Ее главный сюжет — ответные попытки граждан отстоять индивидуальность, частное пространство. Хотя бы в пределах собственного исподнего (также строго унифицированного государством через тотальный дефицит и ограниченно убогий репертуар отечественных фабрик). Фабричная ткань украшается собственной вышивкой, майки перекрашиваются, в надрезы вставляется кружево, бог весть откуда споротое. Драгоценный заказ летит к белошвейке. Глядя на монументальную грацию-корсет, обильно оснащенную металлическими деталями, похожую, несмотря на интенсивно синий окрас, на пожарную машину, из глянцевой, не знающей износу ткани, понимаешь, что выкинуть такое сокровище рука не поднялась бы, как и на богатое прабабушкино сорти. Такое заказывали раз в жизни. А чулки, пришитые к трусам,— эрзац недоступных чешских колготок? А "панталоны дамские", сотворенные из мужских кальсон? Поначалу это забавляет. Но подле громогласных официальных плакатов красуются мемуарные частные заметки о белье, исполненные такого отчаяния, боли, жгучего стыда, что с трудом связываешь их с вот этими смешными трусами и лифчиками. Точнее, с повседневными вещами вообще. Люди мучительно помнят поразительные детали: что носили в детском саду, что — в школе, свои первые кружевные трусики, первые капроновые колготки. Заурядные панталоны с начесом разрастаются в экзистенциальную драму, затмевая своим персиковым (голубоватым, розовым) сиянием высокую задачу построения социализма.
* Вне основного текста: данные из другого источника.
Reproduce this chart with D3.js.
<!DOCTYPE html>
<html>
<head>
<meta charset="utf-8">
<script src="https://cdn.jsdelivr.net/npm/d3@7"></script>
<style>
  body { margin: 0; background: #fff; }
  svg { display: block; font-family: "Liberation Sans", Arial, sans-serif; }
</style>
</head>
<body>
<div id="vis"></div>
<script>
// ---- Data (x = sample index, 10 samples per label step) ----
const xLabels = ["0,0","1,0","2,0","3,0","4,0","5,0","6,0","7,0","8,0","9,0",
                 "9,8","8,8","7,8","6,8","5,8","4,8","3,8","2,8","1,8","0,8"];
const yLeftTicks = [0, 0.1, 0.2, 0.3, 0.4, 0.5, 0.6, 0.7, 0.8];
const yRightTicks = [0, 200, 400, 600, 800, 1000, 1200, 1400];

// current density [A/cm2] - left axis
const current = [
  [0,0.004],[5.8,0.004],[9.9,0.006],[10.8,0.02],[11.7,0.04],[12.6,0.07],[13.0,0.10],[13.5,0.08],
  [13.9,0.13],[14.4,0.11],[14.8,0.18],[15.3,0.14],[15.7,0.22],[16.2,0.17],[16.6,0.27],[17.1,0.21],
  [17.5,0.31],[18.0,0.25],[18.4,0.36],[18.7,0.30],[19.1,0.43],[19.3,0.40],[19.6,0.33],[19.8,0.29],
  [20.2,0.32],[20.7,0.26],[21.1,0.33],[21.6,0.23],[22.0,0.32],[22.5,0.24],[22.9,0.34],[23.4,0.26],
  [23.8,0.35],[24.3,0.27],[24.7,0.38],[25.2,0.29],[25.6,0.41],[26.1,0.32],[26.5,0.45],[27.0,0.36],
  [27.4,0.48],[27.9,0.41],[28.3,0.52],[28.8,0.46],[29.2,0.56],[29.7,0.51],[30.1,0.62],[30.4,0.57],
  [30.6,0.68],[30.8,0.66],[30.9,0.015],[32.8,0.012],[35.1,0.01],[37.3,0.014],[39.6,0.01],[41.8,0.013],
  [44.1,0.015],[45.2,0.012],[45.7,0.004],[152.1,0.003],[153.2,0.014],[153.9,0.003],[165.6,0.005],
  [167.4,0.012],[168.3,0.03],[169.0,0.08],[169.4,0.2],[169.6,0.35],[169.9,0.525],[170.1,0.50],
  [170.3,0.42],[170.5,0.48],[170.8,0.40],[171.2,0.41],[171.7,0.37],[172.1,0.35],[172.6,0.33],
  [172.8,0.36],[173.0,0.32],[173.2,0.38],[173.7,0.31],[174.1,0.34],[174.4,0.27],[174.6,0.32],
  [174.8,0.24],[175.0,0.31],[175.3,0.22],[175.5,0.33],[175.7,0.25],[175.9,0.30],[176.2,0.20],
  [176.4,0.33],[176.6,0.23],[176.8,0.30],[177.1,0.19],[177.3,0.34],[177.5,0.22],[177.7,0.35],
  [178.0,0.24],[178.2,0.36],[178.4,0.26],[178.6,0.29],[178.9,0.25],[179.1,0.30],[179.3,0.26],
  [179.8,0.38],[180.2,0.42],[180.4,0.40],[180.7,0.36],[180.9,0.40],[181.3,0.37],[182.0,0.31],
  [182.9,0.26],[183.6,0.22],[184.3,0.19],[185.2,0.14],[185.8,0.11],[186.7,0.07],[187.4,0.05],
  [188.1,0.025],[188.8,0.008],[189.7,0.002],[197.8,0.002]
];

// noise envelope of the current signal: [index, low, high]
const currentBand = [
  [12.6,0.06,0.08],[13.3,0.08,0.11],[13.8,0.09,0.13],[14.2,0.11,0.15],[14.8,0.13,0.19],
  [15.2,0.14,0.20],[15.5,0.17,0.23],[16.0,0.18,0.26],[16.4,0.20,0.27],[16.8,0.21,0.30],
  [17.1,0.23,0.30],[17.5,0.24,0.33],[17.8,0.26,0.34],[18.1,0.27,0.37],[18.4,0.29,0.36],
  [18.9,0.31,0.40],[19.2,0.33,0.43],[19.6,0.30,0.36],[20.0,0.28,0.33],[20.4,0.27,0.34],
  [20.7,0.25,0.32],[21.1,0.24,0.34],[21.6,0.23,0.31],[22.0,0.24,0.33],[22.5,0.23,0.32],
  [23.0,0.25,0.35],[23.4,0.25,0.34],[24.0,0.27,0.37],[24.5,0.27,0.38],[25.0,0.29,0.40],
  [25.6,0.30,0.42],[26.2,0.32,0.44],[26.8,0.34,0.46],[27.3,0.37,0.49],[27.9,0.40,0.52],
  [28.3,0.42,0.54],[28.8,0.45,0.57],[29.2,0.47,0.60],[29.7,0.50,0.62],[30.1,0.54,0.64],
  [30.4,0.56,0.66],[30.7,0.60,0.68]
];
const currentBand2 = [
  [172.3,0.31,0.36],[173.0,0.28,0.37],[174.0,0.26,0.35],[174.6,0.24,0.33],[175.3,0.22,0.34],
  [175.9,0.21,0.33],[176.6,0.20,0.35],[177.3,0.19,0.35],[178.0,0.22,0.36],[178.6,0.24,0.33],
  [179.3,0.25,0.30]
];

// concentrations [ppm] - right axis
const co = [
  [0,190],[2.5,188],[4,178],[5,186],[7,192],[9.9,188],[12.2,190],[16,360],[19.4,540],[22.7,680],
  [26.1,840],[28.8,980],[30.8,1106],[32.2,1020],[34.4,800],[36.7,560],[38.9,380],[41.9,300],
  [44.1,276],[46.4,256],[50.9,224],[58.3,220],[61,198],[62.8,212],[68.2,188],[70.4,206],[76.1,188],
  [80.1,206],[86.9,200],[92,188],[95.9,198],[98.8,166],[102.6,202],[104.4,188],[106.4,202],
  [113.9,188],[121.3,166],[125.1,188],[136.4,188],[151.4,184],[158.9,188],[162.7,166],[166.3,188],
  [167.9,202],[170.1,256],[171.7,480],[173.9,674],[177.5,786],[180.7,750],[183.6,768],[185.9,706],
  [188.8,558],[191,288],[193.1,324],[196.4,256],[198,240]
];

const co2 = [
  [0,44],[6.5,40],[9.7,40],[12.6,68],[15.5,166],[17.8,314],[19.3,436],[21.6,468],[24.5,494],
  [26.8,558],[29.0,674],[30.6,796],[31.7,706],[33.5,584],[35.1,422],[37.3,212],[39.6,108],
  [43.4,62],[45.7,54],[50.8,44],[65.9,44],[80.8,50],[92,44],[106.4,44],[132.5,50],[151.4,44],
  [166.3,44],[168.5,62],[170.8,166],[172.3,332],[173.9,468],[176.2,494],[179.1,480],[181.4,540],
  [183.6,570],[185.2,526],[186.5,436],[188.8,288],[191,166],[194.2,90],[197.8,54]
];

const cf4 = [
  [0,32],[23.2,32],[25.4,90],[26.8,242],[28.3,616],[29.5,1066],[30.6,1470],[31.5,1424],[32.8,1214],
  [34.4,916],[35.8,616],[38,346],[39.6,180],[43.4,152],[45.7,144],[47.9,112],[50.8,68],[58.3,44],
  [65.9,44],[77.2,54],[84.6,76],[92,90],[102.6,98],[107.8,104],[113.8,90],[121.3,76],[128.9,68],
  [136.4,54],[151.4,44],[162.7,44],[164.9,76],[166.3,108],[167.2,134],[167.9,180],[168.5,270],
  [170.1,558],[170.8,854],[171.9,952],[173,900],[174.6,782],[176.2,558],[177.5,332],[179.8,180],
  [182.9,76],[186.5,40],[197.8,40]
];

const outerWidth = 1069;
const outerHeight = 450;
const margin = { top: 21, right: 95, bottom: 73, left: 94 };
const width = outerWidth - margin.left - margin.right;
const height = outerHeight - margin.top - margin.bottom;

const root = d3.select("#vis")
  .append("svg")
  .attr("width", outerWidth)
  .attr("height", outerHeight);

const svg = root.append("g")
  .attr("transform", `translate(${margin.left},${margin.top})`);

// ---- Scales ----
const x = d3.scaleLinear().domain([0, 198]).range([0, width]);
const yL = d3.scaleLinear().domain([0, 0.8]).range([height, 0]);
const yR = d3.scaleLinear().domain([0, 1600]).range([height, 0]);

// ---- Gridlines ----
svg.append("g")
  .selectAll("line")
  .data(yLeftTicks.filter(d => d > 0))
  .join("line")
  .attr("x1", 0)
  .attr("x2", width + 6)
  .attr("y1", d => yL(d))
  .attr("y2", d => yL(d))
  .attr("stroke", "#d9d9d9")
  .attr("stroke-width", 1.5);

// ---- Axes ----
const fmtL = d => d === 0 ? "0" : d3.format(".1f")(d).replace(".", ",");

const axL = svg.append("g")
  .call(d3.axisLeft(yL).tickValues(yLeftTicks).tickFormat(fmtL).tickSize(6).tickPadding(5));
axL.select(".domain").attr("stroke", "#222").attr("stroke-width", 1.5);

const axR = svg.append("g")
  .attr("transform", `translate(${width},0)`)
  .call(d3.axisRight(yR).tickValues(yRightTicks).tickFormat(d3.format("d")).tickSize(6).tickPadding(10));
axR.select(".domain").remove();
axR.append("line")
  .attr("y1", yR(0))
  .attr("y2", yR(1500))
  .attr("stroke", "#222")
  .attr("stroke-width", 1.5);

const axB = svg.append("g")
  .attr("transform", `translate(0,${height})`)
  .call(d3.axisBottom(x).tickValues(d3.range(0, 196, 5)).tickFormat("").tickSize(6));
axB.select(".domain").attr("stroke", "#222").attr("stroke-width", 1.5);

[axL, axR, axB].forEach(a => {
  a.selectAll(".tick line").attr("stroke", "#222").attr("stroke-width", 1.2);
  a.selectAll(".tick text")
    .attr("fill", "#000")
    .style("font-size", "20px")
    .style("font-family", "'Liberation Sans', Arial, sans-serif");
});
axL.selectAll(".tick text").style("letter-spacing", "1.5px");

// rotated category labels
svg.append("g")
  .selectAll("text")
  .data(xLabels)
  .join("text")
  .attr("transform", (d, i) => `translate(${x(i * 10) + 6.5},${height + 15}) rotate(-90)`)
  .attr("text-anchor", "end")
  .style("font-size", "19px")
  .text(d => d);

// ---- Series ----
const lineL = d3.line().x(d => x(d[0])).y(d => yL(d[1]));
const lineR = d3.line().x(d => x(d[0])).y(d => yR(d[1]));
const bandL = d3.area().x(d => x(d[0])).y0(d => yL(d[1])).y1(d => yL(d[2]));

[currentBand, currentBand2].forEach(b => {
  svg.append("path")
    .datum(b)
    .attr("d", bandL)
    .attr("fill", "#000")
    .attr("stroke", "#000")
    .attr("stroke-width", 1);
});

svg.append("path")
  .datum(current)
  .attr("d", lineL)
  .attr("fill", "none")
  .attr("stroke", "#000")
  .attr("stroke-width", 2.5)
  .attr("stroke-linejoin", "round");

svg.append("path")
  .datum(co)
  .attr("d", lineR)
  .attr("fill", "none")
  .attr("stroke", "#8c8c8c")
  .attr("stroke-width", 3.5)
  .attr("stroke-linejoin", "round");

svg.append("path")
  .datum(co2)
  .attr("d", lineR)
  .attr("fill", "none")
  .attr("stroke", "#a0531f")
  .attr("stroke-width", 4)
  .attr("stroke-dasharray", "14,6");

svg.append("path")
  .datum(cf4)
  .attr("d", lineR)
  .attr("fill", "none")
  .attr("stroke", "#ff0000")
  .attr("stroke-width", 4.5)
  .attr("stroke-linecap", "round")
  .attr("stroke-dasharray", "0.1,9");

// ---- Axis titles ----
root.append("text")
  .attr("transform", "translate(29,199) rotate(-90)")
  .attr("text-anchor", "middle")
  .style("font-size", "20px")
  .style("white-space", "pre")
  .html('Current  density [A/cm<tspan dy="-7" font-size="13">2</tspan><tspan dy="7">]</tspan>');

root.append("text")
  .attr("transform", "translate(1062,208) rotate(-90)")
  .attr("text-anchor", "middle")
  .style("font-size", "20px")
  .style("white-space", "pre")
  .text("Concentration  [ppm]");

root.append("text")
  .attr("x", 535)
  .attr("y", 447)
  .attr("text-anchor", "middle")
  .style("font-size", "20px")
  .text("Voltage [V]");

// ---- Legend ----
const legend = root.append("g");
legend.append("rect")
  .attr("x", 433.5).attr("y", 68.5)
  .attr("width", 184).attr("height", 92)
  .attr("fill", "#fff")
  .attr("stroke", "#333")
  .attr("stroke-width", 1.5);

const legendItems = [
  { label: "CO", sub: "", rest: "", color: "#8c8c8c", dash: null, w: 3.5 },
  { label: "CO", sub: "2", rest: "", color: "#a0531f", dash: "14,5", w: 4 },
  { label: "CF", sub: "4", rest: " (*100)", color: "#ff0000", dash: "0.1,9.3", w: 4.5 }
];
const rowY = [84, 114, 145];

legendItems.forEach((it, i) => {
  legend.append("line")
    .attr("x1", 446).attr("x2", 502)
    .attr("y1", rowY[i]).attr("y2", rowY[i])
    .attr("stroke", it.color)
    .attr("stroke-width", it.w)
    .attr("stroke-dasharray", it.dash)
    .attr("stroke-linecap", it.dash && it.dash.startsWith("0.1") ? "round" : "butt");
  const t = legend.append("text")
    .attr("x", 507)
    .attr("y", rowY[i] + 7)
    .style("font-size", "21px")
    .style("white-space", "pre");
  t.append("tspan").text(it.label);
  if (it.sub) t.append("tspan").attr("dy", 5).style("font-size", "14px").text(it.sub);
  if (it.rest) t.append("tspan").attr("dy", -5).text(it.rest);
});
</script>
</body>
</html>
И понимаешь, как чудовищно непоправимо ошиблось государство в выборе стратегии. Пыталось снять с граждан мещанские заботы о белье, утвердив ГОСТы, осудив буржуазные излишества, регламентировав фасоны, развесив грозные гигиенические памятки. А вышло наоборот: бедное меню вызвало нешуточный голод. Завали государство своих граждан разнообразным конфекционом, такого бы ни за что не случилось. Укрощенные панталоны заняли бы в сознании то смиренное место, какое положено занимать незаметным повседневным вещам. Там, где они благополучно пребывают сегодня.